▸ **GIVEN EXERCISE**
Take the lines from the beginning of the data below through the line holding "minimum width=38pt,minimum height=43pt,inner" and return exactly those.

▸ **DATASET EXCERPT**

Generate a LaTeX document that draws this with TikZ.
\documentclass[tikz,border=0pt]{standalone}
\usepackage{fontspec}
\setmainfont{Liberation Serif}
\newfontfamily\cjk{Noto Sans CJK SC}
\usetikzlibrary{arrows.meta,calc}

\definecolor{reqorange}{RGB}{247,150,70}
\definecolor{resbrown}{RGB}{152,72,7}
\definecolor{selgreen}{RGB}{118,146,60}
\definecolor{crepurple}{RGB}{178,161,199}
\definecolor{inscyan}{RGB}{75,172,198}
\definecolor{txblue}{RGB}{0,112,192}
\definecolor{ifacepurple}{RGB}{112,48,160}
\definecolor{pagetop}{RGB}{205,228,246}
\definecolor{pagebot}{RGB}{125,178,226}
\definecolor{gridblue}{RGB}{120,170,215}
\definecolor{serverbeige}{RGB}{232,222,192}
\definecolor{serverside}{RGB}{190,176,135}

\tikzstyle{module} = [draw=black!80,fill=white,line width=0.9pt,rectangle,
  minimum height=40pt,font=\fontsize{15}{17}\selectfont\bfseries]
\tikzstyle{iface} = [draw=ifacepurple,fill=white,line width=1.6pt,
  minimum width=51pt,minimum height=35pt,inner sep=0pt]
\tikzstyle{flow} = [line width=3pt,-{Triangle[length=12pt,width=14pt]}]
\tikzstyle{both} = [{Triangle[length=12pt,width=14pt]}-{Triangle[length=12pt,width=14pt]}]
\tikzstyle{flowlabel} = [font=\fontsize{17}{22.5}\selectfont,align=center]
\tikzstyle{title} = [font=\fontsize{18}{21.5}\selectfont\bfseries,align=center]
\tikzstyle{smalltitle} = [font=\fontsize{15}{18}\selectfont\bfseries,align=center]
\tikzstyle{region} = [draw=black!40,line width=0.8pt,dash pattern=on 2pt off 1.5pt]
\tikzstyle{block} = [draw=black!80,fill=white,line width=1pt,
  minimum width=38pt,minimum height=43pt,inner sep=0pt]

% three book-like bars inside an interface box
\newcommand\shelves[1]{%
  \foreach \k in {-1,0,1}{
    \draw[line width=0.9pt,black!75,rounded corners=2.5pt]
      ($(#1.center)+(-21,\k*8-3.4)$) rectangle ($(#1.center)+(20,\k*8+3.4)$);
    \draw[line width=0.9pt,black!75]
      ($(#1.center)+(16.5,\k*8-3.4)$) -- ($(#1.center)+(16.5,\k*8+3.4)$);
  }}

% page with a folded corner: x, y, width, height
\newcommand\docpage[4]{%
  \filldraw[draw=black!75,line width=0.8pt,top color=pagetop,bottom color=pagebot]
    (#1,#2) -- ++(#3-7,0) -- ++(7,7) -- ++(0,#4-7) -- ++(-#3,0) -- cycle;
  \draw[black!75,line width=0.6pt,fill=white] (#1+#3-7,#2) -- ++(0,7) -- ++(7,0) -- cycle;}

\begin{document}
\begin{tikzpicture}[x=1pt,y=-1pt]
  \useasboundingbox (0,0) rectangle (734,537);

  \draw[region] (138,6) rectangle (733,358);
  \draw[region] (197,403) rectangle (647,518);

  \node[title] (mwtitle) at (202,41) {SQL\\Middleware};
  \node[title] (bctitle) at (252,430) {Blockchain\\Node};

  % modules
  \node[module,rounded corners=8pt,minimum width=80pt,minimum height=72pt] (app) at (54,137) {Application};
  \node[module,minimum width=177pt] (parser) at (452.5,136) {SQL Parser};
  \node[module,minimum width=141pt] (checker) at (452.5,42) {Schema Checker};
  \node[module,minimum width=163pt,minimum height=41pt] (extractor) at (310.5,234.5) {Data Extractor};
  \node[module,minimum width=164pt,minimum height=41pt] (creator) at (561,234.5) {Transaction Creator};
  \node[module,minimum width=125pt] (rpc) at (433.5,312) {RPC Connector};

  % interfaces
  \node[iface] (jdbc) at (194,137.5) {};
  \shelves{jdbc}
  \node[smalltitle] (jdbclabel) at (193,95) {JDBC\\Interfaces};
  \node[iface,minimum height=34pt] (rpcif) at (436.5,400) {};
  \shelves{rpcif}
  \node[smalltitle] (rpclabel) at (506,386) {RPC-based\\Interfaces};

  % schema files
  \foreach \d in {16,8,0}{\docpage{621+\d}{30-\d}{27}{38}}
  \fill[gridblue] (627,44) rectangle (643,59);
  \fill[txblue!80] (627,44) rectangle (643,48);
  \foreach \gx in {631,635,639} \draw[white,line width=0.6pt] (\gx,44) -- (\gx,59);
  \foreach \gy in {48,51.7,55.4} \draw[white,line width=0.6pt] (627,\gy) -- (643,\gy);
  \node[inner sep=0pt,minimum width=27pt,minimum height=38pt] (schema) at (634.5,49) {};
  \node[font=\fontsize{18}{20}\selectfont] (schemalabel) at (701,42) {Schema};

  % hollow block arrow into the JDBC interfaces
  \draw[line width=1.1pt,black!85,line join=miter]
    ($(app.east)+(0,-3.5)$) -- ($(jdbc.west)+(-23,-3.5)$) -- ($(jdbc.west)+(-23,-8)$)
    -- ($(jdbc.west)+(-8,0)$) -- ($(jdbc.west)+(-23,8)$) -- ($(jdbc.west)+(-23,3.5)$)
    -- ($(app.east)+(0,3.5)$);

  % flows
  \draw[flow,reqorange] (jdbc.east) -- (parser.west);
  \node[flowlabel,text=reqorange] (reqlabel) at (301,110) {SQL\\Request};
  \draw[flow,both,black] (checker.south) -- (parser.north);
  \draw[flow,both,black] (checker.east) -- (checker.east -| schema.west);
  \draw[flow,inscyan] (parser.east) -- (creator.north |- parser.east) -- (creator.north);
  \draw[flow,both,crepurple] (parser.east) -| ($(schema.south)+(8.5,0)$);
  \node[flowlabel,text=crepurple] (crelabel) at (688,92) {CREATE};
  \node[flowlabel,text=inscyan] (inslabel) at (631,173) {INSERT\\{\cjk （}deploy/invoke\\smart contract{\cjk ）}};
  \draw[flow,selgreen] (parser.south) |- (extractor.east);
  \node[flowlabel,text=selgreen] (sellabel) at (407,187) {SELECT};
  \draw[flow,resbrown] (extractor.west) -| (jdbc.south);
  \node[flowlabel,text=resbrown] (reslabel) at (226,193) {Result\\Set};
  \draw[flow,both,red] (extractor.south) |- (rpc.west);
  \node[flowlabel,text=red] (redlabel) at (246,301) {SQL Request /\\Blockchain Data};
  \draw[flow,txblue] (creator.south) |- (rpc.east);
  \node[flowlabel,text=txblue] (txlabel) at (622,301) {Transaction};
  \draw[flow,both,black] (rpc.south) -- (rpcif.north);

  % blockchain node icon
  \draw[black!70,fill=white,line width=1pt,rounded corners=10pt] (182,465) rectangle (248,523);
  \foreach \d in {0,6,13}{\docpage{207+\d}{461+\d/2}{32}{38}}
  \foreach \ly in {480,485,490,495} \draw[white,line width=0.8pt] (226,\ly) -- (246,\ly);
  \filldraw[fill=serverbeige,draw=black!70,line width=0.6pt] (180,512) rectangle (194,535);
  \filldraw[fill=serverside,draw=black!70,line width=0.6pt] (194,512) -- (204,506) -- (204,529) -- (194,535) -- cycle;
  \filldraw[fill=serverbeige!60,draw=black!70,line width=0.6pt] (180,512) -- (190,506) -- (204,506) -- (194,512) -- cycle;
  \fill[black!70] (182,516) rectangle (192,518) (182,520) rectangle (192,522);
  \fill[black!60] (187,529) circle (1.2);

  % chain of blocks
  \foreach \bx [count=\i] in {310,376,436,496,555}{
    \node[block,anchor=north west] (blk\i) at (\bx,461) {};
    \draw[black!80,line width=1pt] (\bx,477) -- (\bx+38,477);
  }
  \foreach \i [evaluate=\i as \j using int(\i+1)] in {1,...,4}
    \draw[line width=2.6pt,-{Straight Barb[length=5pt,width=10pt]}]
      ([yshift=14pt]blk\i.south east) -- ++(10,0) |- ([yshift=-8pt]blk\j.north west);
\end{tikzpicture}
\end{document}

▸ **RESULT OF THE TASK**
Generate a LaTeX document that draws this with TikZ.
\documentclass[tikz,border=0pt]{standalone}
\usepackage{fontspec}
\setmainfont{Liberation Serif}
\newfontfamily\cjk{Noto Sans CJK SC}
\usetikzlibrary{arrows.meta,calc}

\definecolor{reqorange}{RGB}{247,150,70}
\definecolor{resbrown}{RGB}{152,72,7}
\definecolor{selgreen}{RGB}{118,146,60}
\definecolor{crepurple}{RGB}{178,161,199}
\definecolor{inscyan}{RGB}{75,172,198}
\definecolor{txblue}{RGB}{0,112,192}
\definecolor{ifacepurple}{RGB}{112,48,160}
\definecolor{pagetop}{RGB}{205,228,246}
\definecolor{pagebot}{RGB}{125,178,226}
\definecolor{gridblue}{RGB}{120,170,215}
\definecolor{serverbeige}{RGB}{232,222,192}
\definecolor{serverside}{RGB}{190,176,135}

\tikzstyle{module} = [draw=black!80,fill=white,line width=0.9pt,rectangle,
  minimum height=40pt,font=\fontsize{15}{17}\selectfont\bfseries]
\tikzstyle{iface} = [draw=ifacepurple,fill=white,line width=1.6pt,
  minimum width=51pt,minimum height=35pt,inner sep=0pt]
\tikzstyle{flow} = [line width=3pt,-{Triangle[length=12pt,width=14pt]}]
\tikzstyle{both} = [{Triangle[length=12pt,width=14pt]}-{Triangle[length=12pt,width=14pt]}]
\tikzstyle{flowlabel} = [font=\fontsize{17}{22.5}\selectfont,align=center]
\tikzstyle{title} = [font=\fontsize{18}{21.5}\selectfont\bfseries,align=center]
\tikzstyle{smalltitle} = [font=\fontsize{15}{18}\selectfont\bfseries,align=center]
\tikzstyle{region} = [draw=black!40,line width=0.8pt,dash pattern=on 2pt off 1.5pt]
\tikzstyle{block} = [draw=black!80,fill=white,line width=1pt,
  minimum width=38pt,minimum height=43pt,inner sep=0pt]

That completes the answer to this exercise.